Mais, si la substance sensible n’existe pas sans grandeur ni qualité, comment en séparerons-nous les accidents ? Si nous ôtons la grandeur, la figure, la couleur, la sécheresse et l’humidité, en quoi ferons-nous consister la substance sensible ? Car les substances sensibles sont qualifiées. — Il y a quelque chose à quoi se rapportent les qualités qui font de la simple substance une substance qualifiée : ainsi, ce n’est pas le feu tout entier qui est substance, c’est quelque chose du feu, une de ses parties ; or quelle est cette partie si ce n’est la matière ? La substance sensible consiste donc dans la réunion des qualités et de la matière, et il faut dire que l’ensemble de toutes ces choses confondues dans une seule matière constitue la substance.

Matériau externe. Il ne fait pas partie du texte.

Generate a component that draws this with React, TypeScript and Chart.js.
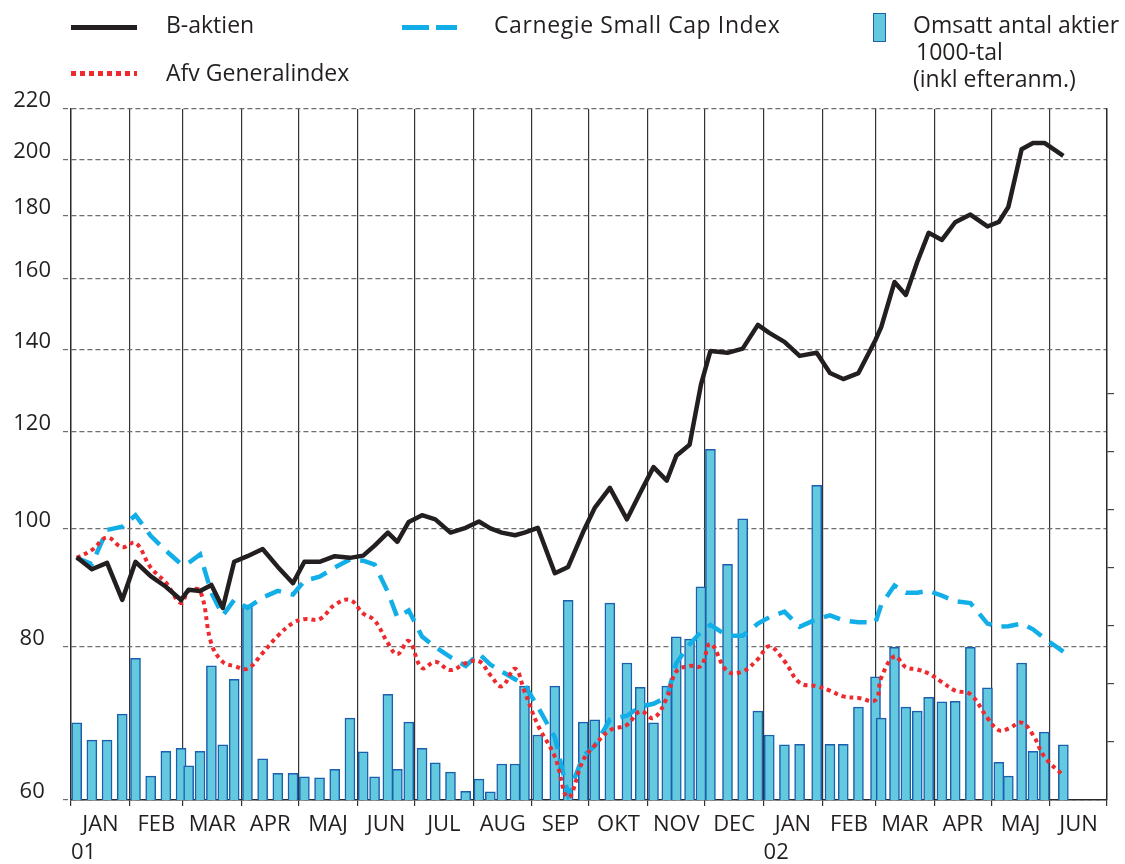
import React, { useEffect, useRef } from 'react';
import { Chart, registerables } from 'chart.js';

Chart.register(...registerables);

const FONT = '"Open Sans", "Noto Sans", sans-serif';
const INK = '#231f20';
const BLUE = '#12aee8';
const RED = '#ee2a2e';
const BAR_FILL = '#63c9df';
const BAR_EDGE = '#1b5fae';

// ---- data ----
const monthLabels = ['JAN', 'FEB', 'MAR', 'APR', 'MAJ', 'JUN', 'JUL', 'AUG', 'SEP', 'OKT', 'NOV', 'DEC', 'JAN', 'FEB', 'MAR', 'APR', 'MAJ', 'JUN'];
const monthDays = [31, 28, 31, 30, 31, 30, 31, 31, 30, 31, 30, 31, 31, 28, 31, 30, 31, 30];
const yearLabels = ['01', '02'];
const yearStartMonth = [0, 12];
const indexTicks = [60, 80, 100, 120, 140, 160, 180, 200, 220];
const volumeTicks = [100, 200, 300, 400, 500, 600, 700];

// observation day (days since 2001-01-01)
const obsDay = [3, 11, 19, 27, 34, 42, 50, 58, 62, 68, 74, 80, 86, 93, 101, 109, 117, 123, 131, 139, 147, 154, 160, 167, 172, 178, 185, 192, 200, 208, 215, 221, 227, 234, 239, 246, 255, 262, 270, 276, 284, 293, 300, 307, 314, 319, 326, 332, 337, 346, 354, 362, 368, 376, 384, 393, 400, 407, 415, 424, 427, 434, 440, 446, 452, 459, 466, 474, 483, 489, 494, 501, 507, 513, 523];

const bAktien = [94.7, 92.6, 93.7, 87.4, 93.9, 91.4, 89.6, 87.4, 89.1, 88.9,
  89.9, 86.1, 93.9, 94.9, 96.2, 93.0, 90.2, 93.9, 93.9, 94.9,
  94.6, 95.0, 96.8, 99.2, 97.5, 101.2, 102.5, 101.7, 99.2, 100.1,
  101.3, 100.0, 99.2, 98.7, 99.2, 100.1, 91.9, 93.0, 99.4, 103.9,
  107.9, 101.7, 106.9, 112.2, 109.4, 114.6, 117.0, 131.0, 139.6, 139.1,
  140.2, 146.6, 144.4, 142.0, 138.3, 139.1, 133.9, 132.4, 133.9, 142.5,
  146.0, 158.9, 155.1, 165.0, 174.3, 172.0, 177.8, 180.4, 176.4, 177.9,
  183.0, 204.0, 206.4, 206.4, 201.4];

const carnegie = [94.6, 93.5, 99.7, 100.3, 102.5, 98.6, 95.9, 93.5, 93.7, 95.2,
  88.6, 84.9, 87.4, 86.1, 87.8, 88.9, 88.3, 90.6, 91.3, 92.9,
  94.3, 94.1, 93.4, 88.7, 84.6, 85.7, 81.6, 80.0, 78.5, 77.2,
  79.0, 77.4, 76.4, 75.3, 74.5, 71.5, 67.5, 60.6, 65.2, 66.4,
  69.8, 70.3, 71.5, 71.9, 72.8, 77.6, 80.4, 82.3, 83.4, 81.7,
  81.7, 83.6, 84.6, 85.5, 83.1, 84.3, 84.9, 84.1, 83.8, 83.8,
  86.6, 89.8, 88.6, 88.6, 88.9, 88.1, 87.2, 86.9, 83.6, 83.1,
  83.2, 83.6, 82.7, 81.3, 79.3];

const afv = [94.6, 96.0, 98.3, 96.5, 97.3, 92.9, 90.3, 86.9, 88.9, 88.9,
  80.5, 77.8, 77.2, 76.8, 79.1, 81.7, 83.7, 84.3, 84.3, 86.6,
  87.4, 85.2, 84.1, 80.6, 78.9, 80.9, 76.9, 77.8, 76.6, 77.6,
  77.9, 75.9, 74.3, 76.8, 73.6, 69.1, 65.1, 60.3, 64.7, 66.5,
  68.4, 69.1, 70.9, 70.0, 72.7, 76.4, 77.2, 77.2, 80.5, 76.4,
  76.4, 78.2, 80.1, 77.9, 74.8, 74.3, 73.7, 72.9, 72.7, 72.4,
  75.5, 78.6, 77.0, 76.7, 76.1, 74.9, 73.7, 73.2, 70.0, 68.4,
  68.6, 69.4, 67.8, 65.1, 62.8];

const volume = [133, 103, 103, 148, 244, 41, 84, 89, 59, 84,
  231, 95, 208, 336, 71, 46, 46, 40, 38, 53,
  141, 83, 40, 182, 53, 134, 89, 64, 48, 15,
  36, 14, 62, 62, 196, 112, 196, 344, 134, 138,
  339, 236, 194, 133, 196, 281, 277, 367, 604, 406,
  484, 153, 112, 95, 96, 542, 96, 96, 160, 212,
  141, 263, 160, 153, 177, 169, 170, 263, 193, 65,
  41, 236, 84, 117, 95];

const seriesNames = ['B-aktien', 'Afv Generalindex', 'Carnegie Small Cap Index'];
const volumeLegend = ['Omsatt antal aktier', '1000-tal', '(inkl efteranm.)'];

export default function App() {
  const ref = useRef<HTMLCanvasElement>(null);

  useEffect(() => {
    const starts: number[] = [];
    let acc = 0;
    monthDays.forEach((d) => { starts.push(acc); acc += d; });
    const total = acc;
    const boundaries = [...starts, total];
    const mids = starts.map((s, i) => s + monthDays[i] / 2);
    const midLabel = new Map<number, string>(mids.map((m, i) => [m, monthLabels[i]]));
    const boundarySet = new Set<number>(boundaries);
    const xTicks = [...boundaries, ...mids].sort((a, b) => a - b);
    const pts = (arr: number[]) => arr.map((v, i) => ({ x: obsDay[i], y: v }));

    const yearPlugin = {
      id: 'yearLabels',
      afterDraw(chart: any) {
        const { ctx, chartArea } = chart;
        const xs = chart.scales.x;
        ctx.save();
        ctx.font = `22px ${FONT}`;
        ctx.fillStyle = INK;
        ctx.textAlign = 'left';
        ctx.textBaseline = 'middle';
        yearLabels.forEach((lab, i) => {
          const px = xs.getPixelForValue(starts[yearStartMonth[i]]);
          ctx.fillText(lab, px, chartArea.bottom + 53);
        });
        ctx.restore();
      },
    };

    const chart = new Chart(ref.current as HTMLCanvasElement, {
      type: 'line',
      data: {
        datasets: [
          {
            type: 'line', label: seriesNames[0], data: pts(bAktien), yAxisID: 'y',
            borderColor: INK, borderWidth: 4.5, pointRadius: 0, tension: 0,
            borderJoinStyle: 'round', order: 1,
          },
          {
            type: 'line', label: seriesNames[1], data: pts(afv), yAxisID: 'y',
            borderColor: RED, borderWidth: 4, pointRadius: 0, tension: 0.4,
            borderDash: [4, 4], borderCapStyle: 'butt', order: 2,
          },
          {
            type: 'line', label: seriesNames[2], data: pts(carnegie), yAxisID: 'y',
            borderColor: BLUE, borderWidth: 4.5, pointRadius: 0, tension: 0,
            borderDash: [17, 10], borderCapStyle: 'butt', order: 3,
          },
          {
            type: 'bar', label: volumeLegend.join(' '), data: pts(volume), yAxisID: 'y2',
            backgroundColor: BAR_FILL, borderColor: BAR_EDGE, borderWidth: 1.5,
            barThickness: 10, order: 10,
          } as any,
        ],
      },
      options: {
        responsive: false,
        animation: false,
        devicePixelRatio: 1,
        layout: { padding: { top: 109, left: 0, right: 0, bottom: 0 } },
        plugins: { legend: { display: false }, tooltip: { enabled: false } },
        scales: {
          x: {
            type: 'linear', min: 0, max: total, offset: false,
            afterBuildTicks: (s: any) => { s.ticks = xTicks.map((v) => ({ value: v })); },
            afterFit: (s: any) => { s.height = 64; },
            grid: {
              offset: false,
              color: (c: any) => (boundarySet.has(c.tick?.value) ? '#333333' : 'rgba(0,0,0,0)'),
              lineWidth: 1.2, tickLength: 6,
            },
            border: { display: true, color: '#2a2a2a', width: 1.4 },
            ticks: {
              autoSkip: false, maxRotation: 0, minRotation: 0, padding: 6,
              color: INK, font: { family: FONT, size: 22 },
              callback: (v: any) => midLabel.get(Number(v)) ?? '',
            },
          },
          y: {
            type: 'logarithmic', position: 'left', min: 60, max: 220,
            afterBuildTicks: (s: any) => { s.ticks = indexTicks.map((v) => ({ value: v })); },
            afterFit: (s: any) => { s.width = 71; },
            grid: {
              color: '#6e6e6e', lineWidth: 1.2, tickBorderDash: [5, 3], tickLength: 8,
            },
            border: { display: true, color: '#2a2a2a', width: 1.4, dash: [5, 3] },
            ticks: {
              crossAlign: 'center', padding: 12, labelOffset: -8,
              color: INK, font: { family: FONT, size: 22 },
              callback: (v: any) => String(v),
            },
          },
          y2: {
            type: 'linear', position: 'right', min: 0, max: 1190,
            afterBuildTicks: (s: any) => { s.ticks = volumeTicks.map((v) => ({ value: v })); },
            afterFit: (s: any) => { s.width = 18; },
            grid: { drawOnChartArea: false, color: '#444444', lineWidth: 1.2, tickLength: 7 },
            border: { display: true, color: '#2a2a2a', width: 1.4 },
            ticks: { display: false },
          },
        },
      } as any,
      plugins: [yearPlugin],
    });
    return () => chart.destroy();
  }, []);

  const text: React.CSSProperties = {
    position: 'absolute', fontFamily: FONT, fontSize: 23, lineHeight: '27px',
    color: INK, whiteSpace: 'nowrap',
  };

  return (
    <div style={{ position: 'absolute', left: 0, top: 0, width: 1125, height: 864, background: '#fff', overflow: 'hidden' }}>
      <canvas ref={ref} width={1125} height={864} style={{ position: 'absolute', left: 0, top: 0 }} />
      {/* legend */}
      <div style={{ position: 'absolute', left: 71, top: 25, width: 66, height: 5, background: INK }} />
      <div style={{ ...text, left: 166, top: 11 }}>{seriesNames[0]}</div>
      <div style={{
        position: 'absolute', left: 71, top: 71, width: 66, height: 5,
        background: `repeating-linear-gradient(90deg, ${RED} 0 5px, transparent 5px 9px)`,
      }} />
      <div style={{ ...text, left: 166, top: 59 }}>{seriesNames[1]}</div>
      <div style={{ position: 'absolute', left: 402, top: 25, width: 27, height: 5, background: BLUE }} />
      <div style={{ position: 'absolute', left: 436, top: 25, width: 21, height: 5, background: BLUE }} />
      <div style={{ ...text, left: 494, top: 11, letterSpacing: '0.6px' }}>{seriesNames[2]}</div>
      <div style={{
        position: 'absolute', left: 873, top: 13, width: 13, height: 29,
        background: BAR_FILL, border: `1.5px solid ${BAR_EDGE}`, boxSizing: 'border-box',
      }} />
      <div style={{ ...text, left: 913, top: 11 }}>{volumeLegend[0]}</div>
      <div style={{ ...text, left: 916, top: 38 }}>{volumeLegend[1]}</div>
      <div style={{ ...text, left: 913, top: 65 }}>{volumeLegend[2]}</div>
    </div>
  );
}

Chaque chose prise séparément sera qualité, ou quantité, etc., mais la chose dont l’absence rend une substance incomplète est une partie de cette substance. Quant à la chose qui s’ajoute à la substance déjà complète, elle a sa place

  1. « Substance se dit des corps simples tels que le feu, la terre, l’eau et toutes les choses analogues ; en général, des corps ainsi que des animaux, des êtres divins qui ont des corps, et des parties de ces corps. Toutes ces choses sont appelées substances, parce qu’elles ne sont pas les attributs d’un sujet, mais sont elles-mêmes sujets des autres êtres. » (Aristote, Métaphysique, liv. V, chap. 8 ; trad. fr., t. I, p. 169.)